Earlier this month (February 13, 2014) the North Dakota Pipeline Company (jointly owned by Enbridge and Marathon Petroleum Company – MPC) petitioned the Federal Energy Regulatory Commission (FERC) for a Declaratory Order approving the principals of a revised tariff structure for their Sandpiper crude oil pipeline project. [An earlier petition for a Sandpiper Tariff structure approval made at the end of 2012 was denied by the FERC in March 2013 in part due to shipper concerns about how the pipeline would be financed.] The Sandpiper project involves expansion of Enbridge’s North Dakota Pipeline System that has current capacity to deliver 210 Mb/d of crude from western North Dakota to the Enbridge Mainline at Clearbrook, MN. The request for FERC approval of the tariff principals for Sandpiper follows the end of a successful second Open Season for the project in January 2014 that attracted shipper commitments for 155 Mb/d out of the proposed 230 Mb/d initial capacity expected online in 2016. During that Open Season Enbridge announced in November 2013 that MPC (through subsidiary Williston Basin Pipeline Company) would purchase 37.5 percent of Sandpiper, which will translate into 25 percent of North Dakota Pipeline Company when the project is completed. In the process MPC also became the anchor shipper on Sandpiper.

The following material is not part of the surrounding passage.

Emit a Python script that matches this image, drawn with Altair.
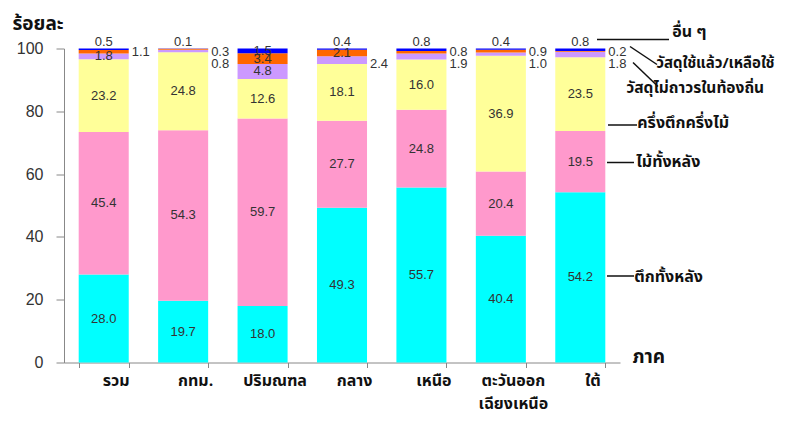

Three weeks before the latest Sandpiper petition to the FERC, a rival pipeline project to move Bakken crude out of Western North Dakota, known as the Dakota Express pipeline, was cancelled by Koch industries (January 22, 2014) without explanation. We assume that Dakota Express was cancelled because of a lack of shipper interest during the initial non-binding 45 day Open Season that Koch held for the pipeline in July and August 2013.

In this two part blog series we try to untangle why Sandpiper appears to be succeeding where Dakota Express failed. But before we get to that we look at whether either of these pipelines is actually needed by North Dakota producers. Analyzing “the stack” – comparing actual and projected crude production in North Dakota against existing and proposed takeaway capacity, provides the answer to that question. In the Bakken such “stack” analysis requires us to account for both pipeline and rail loading capacities, since both compete for shipper business in North Dakota. Below is our “stack” chart based on data provided by the North Dakota Pipeline Authority (NDPA).

 

Source: NDPA and RBN Energy (Click to Enlarge)

 

The chart shows actual Bakken crude oil production in North Dakota up until December 2013 (pale blue shaded area) and projected production through the end of 2016 (purple shaded area based on NDPA and Bentek estimates). The solid red line is pipeline takeaway capacity out of North Dakota plus local refinery consumption. From 2014 onwards that number includes build out projects expected to be complete by the end of 2016 including the addition of 230 Mb/d of capacity on Sandpiper and 100 Mb/d on the Keystone XL Bakken Marketlink “on-ramp” at Baker, Montana during 2016. Above the solid red line is a dotted line representing the Dakota Express capacity if that project had not been cancelled. The green line is rail-loading capacity on top of the pipeline and refinery numbers (not including Dakota Express).

Assuming for a minute that North Dakota producers relied entirely on pipeline takeaway (after local refinery consumption) to get their crude to market, the solid red line on the chart shows that they would have been inadequately served from 2011 onwards because production exceeded pipeline capacity. In fact pipeline capacity only comes close to meeting crude production with the addition of Sandpiper and Keystone XL in 2016. Note also that if both Sandpiper and Keystone get built then the Dakota Express (250 Mb/d) capacity would not have been required until after 2016.